3rd June 2005, Comments 0 comments

PARIS, June 3 (AFP) - France's former foreign minister Michel Barnier, who was dismissed in the wake of the country's rejection of the EU constitution, on Friday hit out at what he called the "beheading" of his ex-ministry's team.

PARIS, June 3 (AFP) - France's former foreign minister Michel Barnier, who was dismissed in the wake of the country's rejection of the EU constitution, on Friday hit out at what he called the "beheading" of his ex-ministry's team.  

Barnier, who had been in his job for little more than a year, also urged the nation's political establishment to "stop acting as if Europe was alongside France".  

"The rejection of the European constitution and the changes that followed resulted in the beheading of the ministerial team at the Quai d'Orsay," Barnier told staff before handing over to his successor, Philippe Douste-Blazy.  

The 54-year-old outgoing minister, who earned a long round of applause from his staff, said France was "no longer alone in making decisions.
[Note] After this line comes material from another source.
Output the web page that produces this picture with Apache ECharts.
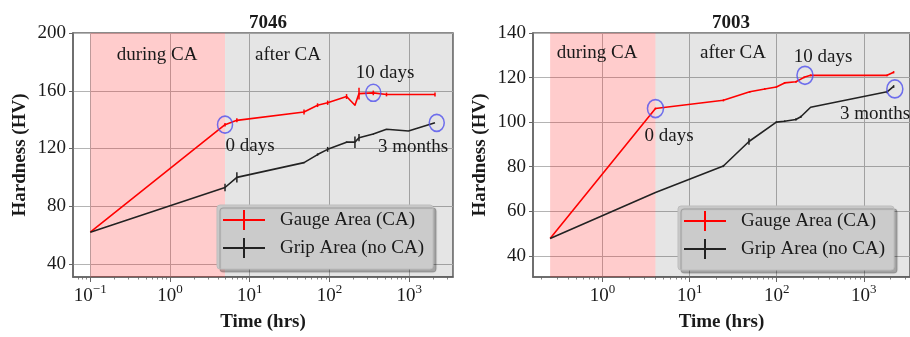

Others do not decide for us. We decide with the others".  

Barnier was one of the main victims of this week's major government reshuffle following Sunday's defeat of the EU treaty in a national referendum, which saw Dominique de Villepin appointed as the country's new prime minister.  

Douste-Blazy, the health minister in the outgoing government, is a 52-year-old cardiologist with little experience in foreign affairs.  

Catherine Colonna, President Jacques Chirac's spokeswoman for nine years until last September, was on Thursday named junior European affairs minister.  

"I know the rules and the laws of politics. They're hard, but they don't however prohibit the expression of regret ... regret that we are leaving you so soon, much sooner than we thought," Barnier said.  

The outgoing minister was flanked by his junior European affairs minister Claudie Haignere, junior cooperation minister Xavier Darcos and state secretary for foreign affairs Renaud Muselier - all ousted from Villepin's government.  

Barnier said he was "proud to have campaigned for the yes camp" up until Sunday's referendum, noting that the text contained advances on the political, social and democratic fronts.  

But he admitted that Sunday's result - 54.67 percent of French voters cast "no" ballots - had proven that "we can no longer move the European project forward without the citizens".